> _Supplied information_
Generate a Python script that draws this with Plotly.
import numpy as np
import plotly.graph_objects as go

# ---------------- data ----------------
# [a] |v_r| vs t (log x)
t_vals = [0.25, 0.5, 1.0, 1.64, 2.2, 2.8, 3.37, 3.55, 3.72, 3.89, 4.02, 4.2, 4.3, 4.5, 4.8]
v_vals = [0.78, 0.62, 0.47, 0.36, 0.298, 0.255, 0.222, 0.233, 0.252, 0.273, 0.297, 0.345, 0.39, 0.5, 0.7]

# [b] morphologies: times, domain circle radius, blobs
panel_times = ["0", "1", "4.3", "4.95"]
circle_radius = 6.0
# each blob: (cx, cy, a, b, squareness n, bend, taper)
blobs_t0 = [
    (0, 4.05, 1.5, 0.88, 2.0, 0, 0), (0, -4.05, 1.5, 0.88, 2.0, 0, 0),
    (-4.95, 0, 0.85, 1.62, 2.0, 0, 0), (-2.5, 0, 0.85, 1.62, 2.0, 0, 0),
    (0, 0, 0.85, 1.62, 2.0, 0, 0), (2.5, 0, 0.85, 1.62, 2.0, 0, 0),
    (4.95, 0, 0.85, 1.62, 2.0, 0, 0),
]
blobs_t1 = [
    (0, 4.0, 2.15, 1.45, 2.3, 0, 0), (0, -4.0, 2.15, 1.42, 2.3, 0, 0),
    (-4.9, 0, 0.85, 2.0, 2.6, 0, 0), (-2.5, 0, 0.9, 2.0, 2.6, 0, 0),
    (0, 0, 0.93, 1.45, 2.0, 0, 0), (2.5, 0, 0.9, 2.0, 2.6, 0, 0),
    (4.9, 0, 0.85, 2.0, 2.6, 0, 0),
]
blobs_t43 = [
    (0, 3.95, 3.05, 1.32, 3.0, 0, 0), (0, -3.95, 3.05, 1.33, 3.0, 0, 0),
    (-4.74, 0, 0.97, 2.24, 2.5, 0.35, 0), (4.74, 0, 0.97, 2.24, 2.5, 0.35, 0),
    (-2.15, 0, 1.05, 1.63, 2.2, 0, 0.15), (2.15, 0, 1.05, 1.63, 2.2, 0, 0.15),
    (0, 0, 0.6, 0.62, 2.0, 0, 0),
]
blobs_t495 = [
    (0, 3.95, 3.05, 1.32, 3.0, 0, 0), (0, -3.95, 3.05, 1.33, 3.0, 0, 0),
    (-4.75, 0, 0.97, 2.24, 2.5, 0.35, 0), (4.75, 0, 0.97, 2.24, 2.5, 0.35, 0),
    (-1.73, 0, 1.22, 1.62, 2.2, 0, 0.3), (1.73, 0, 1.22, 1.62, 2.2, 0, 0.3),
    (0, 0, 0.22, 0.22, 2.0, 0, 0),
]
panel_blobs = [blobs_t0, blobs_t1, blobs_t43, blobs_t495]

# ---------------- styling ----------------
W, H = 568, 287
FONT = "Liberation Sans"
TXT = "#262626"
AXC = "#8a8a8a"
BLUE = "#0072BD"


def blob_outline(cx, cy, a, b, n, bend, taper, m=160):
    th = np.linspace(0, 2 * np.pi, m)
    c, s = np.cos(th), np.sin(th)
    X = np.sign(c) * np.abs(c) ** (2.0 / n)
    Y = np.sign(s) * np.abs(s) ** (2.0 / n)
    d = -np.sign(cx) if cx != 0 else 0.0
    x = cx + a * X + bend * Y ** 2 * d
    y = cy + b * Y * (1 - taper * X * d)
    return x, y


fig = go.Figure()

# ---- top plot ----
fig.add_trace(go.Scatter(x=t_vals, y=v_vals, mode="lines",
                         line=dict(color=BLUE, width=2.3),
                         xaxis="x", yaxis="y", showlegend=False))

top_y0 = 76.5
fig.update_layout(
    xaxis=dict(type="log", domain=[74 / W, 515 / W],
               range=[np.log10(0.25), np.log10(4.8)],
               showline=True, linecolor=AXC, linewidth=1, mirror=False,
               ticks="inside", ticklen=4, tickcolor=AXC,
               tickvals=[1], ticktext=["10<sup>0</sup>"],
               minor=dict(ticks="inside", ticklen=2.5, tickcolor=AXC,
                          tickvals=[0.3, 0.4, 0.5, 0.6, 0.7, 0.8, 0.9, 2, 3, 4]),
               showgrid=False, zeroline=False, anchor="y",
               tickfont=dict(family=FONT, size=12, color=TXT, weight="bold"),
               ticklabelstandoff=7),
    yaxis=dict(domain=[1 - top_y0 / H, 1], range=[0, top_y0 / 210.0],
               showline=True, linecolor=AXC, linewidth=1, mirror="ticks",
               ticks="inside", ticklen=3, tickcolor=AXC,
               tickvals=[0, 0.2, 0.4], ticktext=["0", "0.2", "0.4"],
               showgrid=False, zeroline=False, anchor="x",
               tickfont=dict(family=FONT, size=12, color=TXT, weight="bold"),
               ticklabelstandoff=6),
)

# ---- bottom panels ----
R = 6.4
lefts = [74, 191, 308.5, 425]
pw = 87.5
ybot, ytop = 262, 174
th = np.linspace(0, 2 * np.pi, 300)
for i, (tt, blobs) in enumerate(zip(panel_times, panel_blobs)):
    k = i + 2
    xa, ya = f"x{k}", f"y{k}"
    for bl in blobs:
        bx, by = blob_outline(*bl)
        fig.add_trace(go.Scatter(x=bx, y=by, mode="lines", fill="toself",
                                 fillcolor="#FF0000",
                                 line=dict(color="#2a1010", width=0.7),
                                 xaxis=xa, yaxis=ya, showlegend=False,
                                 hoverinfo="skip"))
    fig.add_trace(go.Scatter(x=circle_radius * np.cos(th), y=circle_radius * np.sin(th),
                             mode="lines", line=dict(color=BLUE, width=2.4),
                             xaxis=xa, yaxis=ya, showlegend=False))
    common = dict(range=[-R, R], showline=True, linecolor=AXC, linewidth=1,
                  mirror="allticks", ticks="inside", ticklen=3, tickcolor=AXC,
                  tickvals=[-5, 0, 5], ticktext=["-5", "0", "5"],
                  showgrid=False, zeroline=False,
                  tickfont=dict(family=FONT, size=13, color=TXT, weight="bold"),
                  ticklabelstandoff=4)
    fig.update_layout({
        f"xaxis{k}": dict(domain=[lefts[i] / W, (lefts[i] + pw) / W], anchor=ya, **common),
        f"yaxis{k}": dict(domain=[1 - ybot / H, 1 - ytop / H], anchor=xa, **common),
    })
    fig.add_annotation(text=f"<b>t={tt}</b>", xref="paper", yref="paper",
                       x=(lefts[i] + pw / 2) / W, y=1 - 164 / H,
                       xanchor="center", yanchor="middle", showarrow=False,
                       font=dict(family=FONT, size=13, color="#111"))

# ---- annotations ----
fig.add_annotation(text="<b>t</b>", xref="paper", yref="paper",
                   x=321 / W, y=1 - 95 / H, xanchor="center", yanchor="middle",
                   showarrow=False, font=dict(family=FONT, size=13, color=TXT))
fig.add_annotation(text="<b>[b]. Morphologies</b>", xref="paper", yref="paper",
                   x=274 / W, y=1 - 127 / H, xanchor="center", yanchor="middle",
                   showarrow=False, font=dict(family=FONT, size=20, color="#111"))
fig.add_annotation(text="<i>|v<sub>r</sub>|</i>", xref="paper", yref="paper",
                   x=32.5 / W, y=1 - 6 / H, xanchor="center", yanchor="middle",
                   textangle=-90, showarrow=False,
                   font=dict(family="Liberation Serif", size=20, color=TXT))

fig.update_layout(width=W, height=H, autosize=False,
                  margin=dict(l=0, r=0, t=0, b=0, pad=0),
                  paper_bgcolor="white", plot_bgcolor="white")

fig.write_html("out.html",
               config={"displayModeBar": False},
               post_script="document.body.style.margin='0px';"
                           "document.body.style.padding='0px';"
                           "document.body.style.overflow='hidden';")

> _Exercise aim_
Beginning at the top of the data, extract each line through the line containing "0.39, 0.5, 0.7]" and return those lines exactly, with nothing added.

> _Reply_
Generate a Python script that draws this with Plotly.
import numpy as np
import plotly.graph_objects as go

# ---------------- data ----------------
# [a] |v_r| vs t (log x)
t_vals = [0.25, 0.5, 1.0, 1.64, 2.2, 2.8, 3.37, 3.55, 3.72, 3.89, 4.02, 4.2, 4.3, 4.5, 4.8]
v_vals = [0.78, 0.62, 0.47, 0.36, 0.298, 0.255, 0.222, 0.233, 0.252, 0.273, 0.297, 0.345, 0.39, 0.5, 0.7]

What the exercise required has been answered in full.